I loaded into safemode and ran tons of video with audio and straight audio at the same time. It got choppy at times (the computer was clearly being taxed, the video would slow down and such, but there was not the same crackling as before (not the static element I had heard before with popping, just choppiness). I thought, That’s it! However, it wasn’t the whole story.

I then loaded into normal mode. Same thing (many videos with audio worked successfully) except the added crackling and popping (static type this time). Still, no matter how many I ran at once, it didn’t break like before (before it would break with 1-2 videos–especially if they were from bloomberg.com). This time they didn’t (and when I wasn’t in safe mode, they even seemed less choppy).

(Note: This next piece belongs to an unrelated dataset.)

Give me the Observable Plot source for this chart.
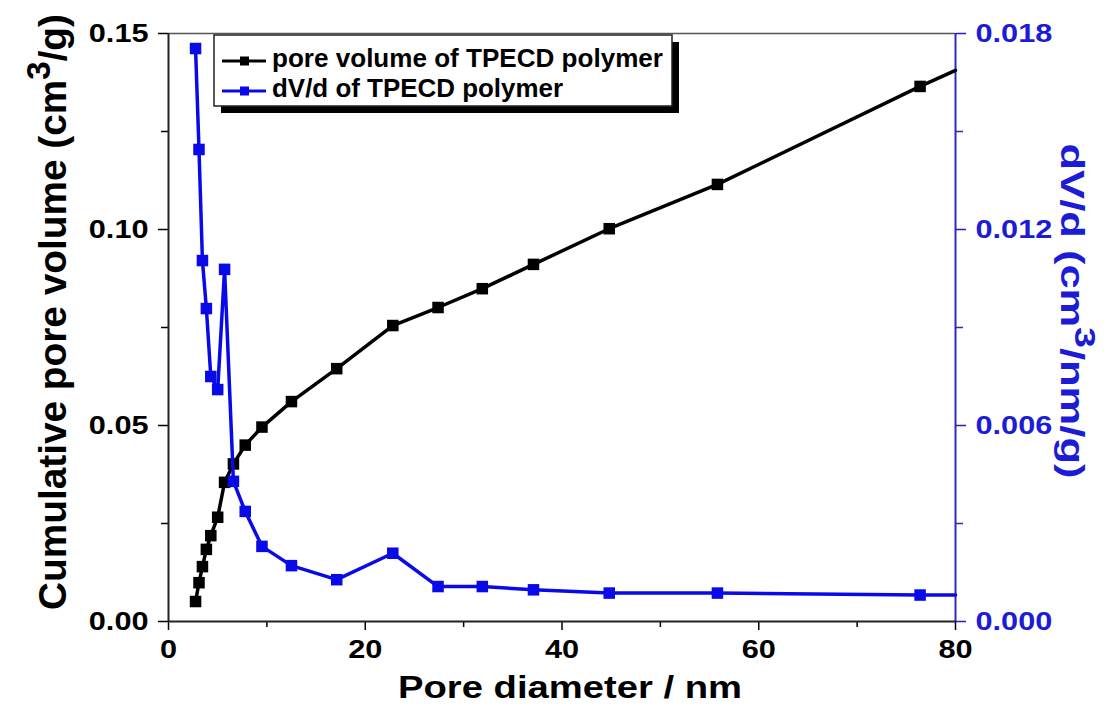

But there was an added factor. Since my last posts, I had flashed a bios update to my motherboard (it had probably been at least a couple of years since I had updated it and I did it as part of my troubleshooting to install a new TV card, which I had thought I’d be restricted to using in my windows xp boot because of my linux sound issues). So… I suspect there was something in the bios update that helped the sound situation. The other thing I did (which I doubt affected it) was I enabled the nVidia onboard HD sound again (but to my knowledge I didn’t use it at all today, I was using the USB Bose).

Anyway, for anyone curious about knowing if the bios update might have improved the situation, here is the link to it: ASUSTeK Computer Inc. -Support- Drivers and Download P5N-E SLI

Now, I just need to get rid of the crackling and popping (but at least the sound doesn’t die). I’m guessing that’s from the nVidia issue you mentioned?

Again, thanks for the insight!

Rick

I already am using the nouveau driver. I stuck with it because in the past when I updated to the nVidia driver it wouldn’t rotate my screens, so I never put it on my openSUSE install. Any other thoughts? Could it be something with nVidia nForce drivers or could the newest nVidia video driver for my 8600 GT solve the issue?

Could it be something with nVidia nForce drivers or could the newest nVidia video driver for my 8600 GT solve the issue?

Always worth a shot to try the newest drivers. I don’t have nvidia hardware, so I can’t really offer any further advice on this.